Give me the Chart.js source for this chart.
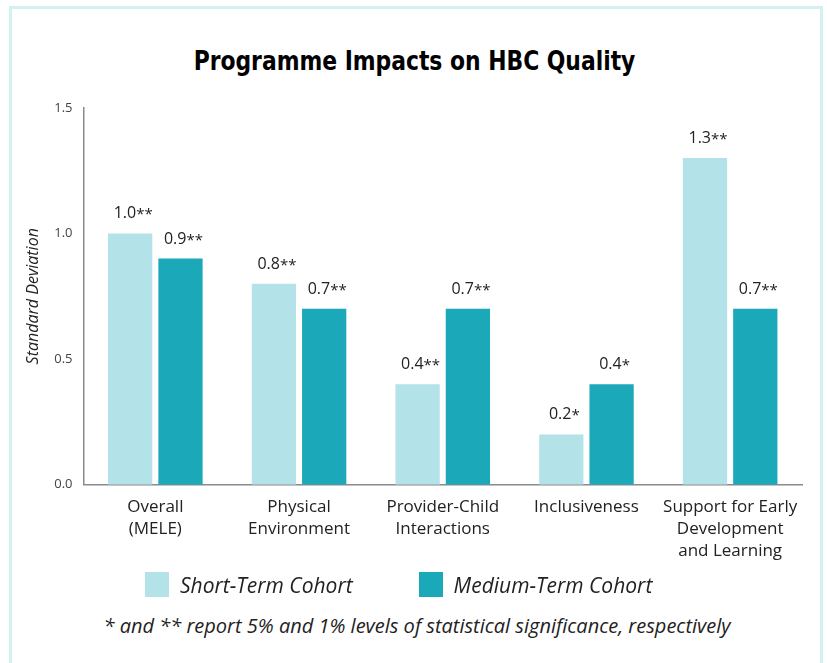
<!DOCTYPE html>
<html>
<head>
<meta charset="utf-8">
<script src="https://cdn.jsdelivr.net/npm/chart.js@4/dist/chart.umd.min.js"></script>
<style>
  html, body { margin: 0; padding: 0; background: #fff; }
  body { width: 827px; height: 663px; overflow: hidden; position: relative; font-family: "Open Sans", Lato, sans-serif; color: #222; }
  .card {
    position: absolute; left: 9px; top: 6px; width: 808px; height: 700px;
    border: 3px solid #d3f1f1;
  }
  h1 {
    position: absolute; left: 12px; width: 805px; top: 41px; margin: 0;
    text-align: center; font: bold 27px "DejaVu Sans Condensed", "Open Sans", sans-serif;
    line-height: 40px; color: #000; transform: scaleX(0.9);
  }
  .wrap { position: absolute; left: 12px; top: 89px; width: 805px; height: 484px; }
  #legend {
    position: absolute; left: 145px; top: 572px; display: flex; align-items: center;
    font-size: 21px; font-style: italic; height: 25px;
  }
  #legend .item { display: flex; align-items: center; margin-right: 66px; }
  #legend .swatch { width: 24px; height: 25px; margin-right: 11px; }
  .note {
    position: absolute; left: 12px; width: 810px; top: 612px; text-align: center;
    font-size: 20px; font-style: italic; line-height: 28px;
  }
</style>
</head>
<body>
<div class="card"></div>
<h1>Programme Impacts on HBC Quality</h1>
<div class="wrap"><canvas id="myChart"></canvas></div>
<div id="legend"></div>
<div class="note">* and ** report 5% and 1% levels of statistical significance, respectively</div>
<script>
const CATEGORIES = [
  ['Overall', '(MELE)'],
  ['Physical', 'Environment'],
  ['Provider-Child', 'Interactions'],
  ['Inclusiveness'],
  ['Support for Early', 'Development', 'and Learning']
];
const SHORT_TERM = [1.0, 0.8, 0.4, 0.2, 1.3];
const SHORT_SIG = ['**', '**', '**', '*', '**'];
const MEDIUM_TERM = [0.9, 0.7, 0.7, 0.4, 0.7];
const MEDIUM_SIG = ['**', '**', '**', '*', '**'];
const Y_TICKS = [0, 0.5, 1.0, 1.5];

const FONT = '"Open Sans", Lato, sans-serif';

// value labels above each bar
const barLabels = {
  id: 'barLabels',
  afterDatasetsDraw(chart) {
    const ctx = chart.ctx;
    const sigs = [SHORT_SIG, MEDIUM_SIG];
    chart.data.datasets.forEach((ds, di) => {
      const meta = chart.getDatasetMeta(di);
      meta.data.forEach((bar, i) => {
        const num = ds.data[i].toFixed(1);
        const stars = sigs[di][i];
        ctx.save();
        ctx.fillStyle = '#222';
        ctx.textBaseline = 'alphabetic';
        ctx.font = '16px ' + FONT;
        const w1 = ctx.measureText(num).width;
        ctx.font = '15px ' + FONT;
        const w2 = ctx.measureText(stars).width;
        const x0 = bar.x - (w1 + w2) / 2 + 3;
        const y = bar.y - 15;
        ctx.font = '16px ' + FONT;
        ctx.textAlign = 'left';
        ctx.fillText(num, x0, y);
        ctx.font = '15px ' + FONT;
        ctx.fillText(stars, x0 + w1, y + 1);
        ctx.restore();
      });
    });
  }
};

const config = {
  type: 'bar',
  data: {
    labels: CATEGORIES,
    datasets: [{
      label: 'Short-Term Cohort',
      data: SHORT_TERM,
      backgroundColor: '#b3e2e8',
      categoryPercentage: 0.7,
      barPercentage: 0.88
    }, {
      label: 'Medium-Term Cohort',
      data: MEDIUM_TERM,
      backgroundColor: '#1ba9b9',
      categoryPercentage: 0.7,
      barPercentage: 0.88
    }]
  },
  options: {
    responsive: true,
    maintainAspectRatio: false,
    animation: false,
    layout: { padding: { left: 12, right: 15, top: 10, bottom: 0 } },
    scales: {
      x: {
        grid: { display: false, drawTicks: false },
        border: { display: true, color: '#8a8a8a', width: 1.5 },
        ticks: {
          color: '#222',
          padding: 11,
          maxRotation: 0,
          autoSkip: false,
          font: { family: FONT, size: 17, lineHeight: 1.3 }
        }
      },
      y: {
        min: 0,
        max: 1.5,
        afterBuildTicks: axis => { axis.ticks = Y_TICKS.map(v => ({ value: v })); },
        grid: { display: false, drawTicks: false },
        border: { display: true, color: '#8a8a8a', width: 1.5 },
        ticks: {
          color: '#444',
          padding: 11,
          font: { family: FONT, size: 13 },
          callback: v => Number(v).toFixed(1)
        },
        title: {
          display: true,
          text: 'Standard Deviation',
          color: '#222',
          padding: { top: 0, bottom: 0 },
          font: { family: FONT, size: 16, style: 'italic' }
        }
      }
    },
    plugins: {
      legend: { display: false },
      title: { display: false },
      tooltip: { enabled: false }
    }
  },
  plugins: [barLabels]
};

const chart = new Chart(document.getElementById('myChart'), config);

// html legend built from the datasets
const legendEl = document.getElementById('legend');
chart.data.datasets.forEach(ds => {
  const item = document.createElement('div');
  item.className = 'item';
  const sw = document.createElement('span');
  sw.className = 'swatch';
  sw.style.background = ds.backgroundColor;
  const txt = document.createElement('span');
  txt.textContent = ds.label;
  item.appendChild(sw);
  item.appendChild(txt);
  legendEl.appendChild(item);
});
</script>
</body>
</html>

• • • • •

Return each line exactly as written. Any picture gets left out.

Give me the Chart.js source for this chart.
<!DOCTYPE html>
<html>
<head>
<meta charset="utf-8">
<script src="https://cdn.jsdelivr.net/npm/chart.js@4/dist/chart.umd.min.js"></script>
<style>
  html, body { margin: 0; padding: 0; background: #fff; }
  body { width: 827px; height: 663px; overflow: hidden; position: relative; font-family: "Open Sans", Lato, sans-serif; color: #222; }
  .card {
    position: absolute; left: 9px; top: 6px; width: 808px; height: 700px;
    border: 3px solid #d3f1f1;
  }
  h1 {
    position: absolute; left: 12px; width: 805px; top: 41px; margin: 0;
    text-align: center; font: bold 27px "DejaVu Sans Condensed", "Open Sans", sans-serif;
    line-height: 40px; color: #000; transform: scaleX(0.9);
  }
  .wrap { position: absolute; left: 12px; top: 89px; width: 805px; height: 484px; }
  #legend {
    position: absolute; left: 145px; top: 572px; display: flex; align-items: center;
    font-size: 21px; font-style: italic; height: 25px;
  }
  #legend .item { display: flex; align-items: center; margin-right: 66px; }
  #legend .swatch { width: 24px; height: 25px; margin-right: 11px; }
  .note {
    position: absolute; left: 12px; width: 810px; top: 612px; text-align: center;
    font-size: 20px; font-style: italic; line-height: 28px;
  }
</style>
</head>
<body>
<div class="card"></div>
<h1>Programme Impacts on HBC Quality</h1>
<div class="wrap"><canvas id="myChart"></canvas></div>
<div id="legend"></div>
<div class="note">* and ** report 5% and 1% levels of statistical significance, respectively</div>
<script>
const CATEGORIES = [
  ['Overall', '(MELE)'],
  ['Physical', 'Environment'],
  ['Provider-Child', 'Interactions'],
  ['Inclusiveness'],
  ['Support for Early', 'Development', 'and Learning']
];
const SHORT_TERM = [1.0, 0.8, 0.4, 0.2, 1.3];
const SHORT_SIG = ['**', '**', '**', '*', '**'];
const MEDIUM_TERM = [0.9, 0.7, 0.7, 0.4, 0.7];
const MEDIUM_SIG = ['**', '**', '**', '*', '**'];
const Y_TICKS = [0, 0.5, 1.0, 1.5];

const FONT = '"Open Sans", Lato, sans-serif';

// value labels above each bar
const barLabels = {
  id: 'barLabels',
  afterDatasetsDraw(chart) {
    const ctx = chart.ctx;
    const sigs = [SHORT_SIG, MEDIUM_SIG];
    chart.data.datasets.forEach((ds, di) => {
      const meta = chart.getDatasetMeta(di);
      meta.data.forEach((bar, i) => {
        const num = ds.data[i].toFixed(1);
        const stars = sigs[di][i];
        ctx.save();
        ctx.fillStyle = '#222';
        ctx.textBaseline = 'alphabetic';
        ctx.font = '16px ' + FONT;
        const w1 = ctx.measureText(num).width;
        ctx.font = '15px ' + FONT;
        const w2 = ctx.measureText(stars).width;
        const x0 = bar.x - (w1 + w2) / 2 + 3;
        const y = bar.y - 15;
        ctx.font = '16px ' + FONT;
        ctx.textAlign = 'left';
        ctx.fillText(num, x0, y);
        ctx.font = '15px ' + FONT;
        ctx.fillText(stars, x0 + w1, y + 1);
        ctx.restore();
      });
    });
  }
};

const config = {
  type: 'bar',
  data: {
    labels: CATEGORIES,
    datasets: [{
      label: 'Short-Term Cohort',
      data: SHORT_TERM,
      backgroundColor: '#b3e2e8',
      categoryPercentage: 0.7,
      barPercentage: 0.88
    }, {
      label: 'Medium-Term Cohort',
      data: MEDIUM_TERM,
      backgroundColor: '#1ba9b9',
      categoryPercentage: 0.7,
      barPercentage: 0.88
    }]
  },
  options: {
    responsive: true,
    maintainAspectRatio: false,
    animation: false,
    layout: { padding: { left: 12, right: 15, top: 10, bottom: 0 } },
    scales: {
      x: {
        grid: { display: false, drawTicks: false },
        border: { display: true, color: '#8a8a8a', width: 1.5 },
        ticks: {
          color: '#222',
          padding: 11,
          maxRotation: 0,
          autoSkip: false,
          font: { family: FONT, size: 17, lineHeight: 1.3 }
        }
      },
      y: {
        min: 0,
        max: 1.5,
        afterBuildTicks: axis => { axis.ticks = Y_TICKS.map(v => ({ value: v })); },
        grid: { display: false, drawTicks: false },
        border: { display: true, color: '#8a8a8a', width: 1.5 },
        ticks: {
          color: '#444',
          padding: 11,
          font: { family: FONT, size: 13 },
          callback: v => Number(v).toFixed(1)
        },
        title: {
          display: true,
          text: 'Standard Deviation',
          color: '#222',
          padding: { top: 0, bottom: 0 },
          font: { family: FONT, size: 16, style: 'italic' }
        }
      }
    },
    plugins: {
      legend: { display: false },
      title: { display: false },
      tooltip: { enabled: false }
    }
  },
  plugins: [barLabels]
};

const chart = new Chart(document.getElementById('myChart'), config);

// html legend built from the datasets
const legendEl = document.getElementById('legend');
chart.data.datasets.forEach(ds => {
  const item = document.createElement('div');
  item.className = 'item';
  const sw = document.createElement('span');
  sw.className = 'swatch';
  sw.style.background = ds.backgroundColor;
  const txt = document.createElement('span');
  txt.textContent = ds.label;
  item.appendChild(sw);
  item.appendChild(txt);
  legendEl.appendChild(item);
});
</script>
</body>
</html>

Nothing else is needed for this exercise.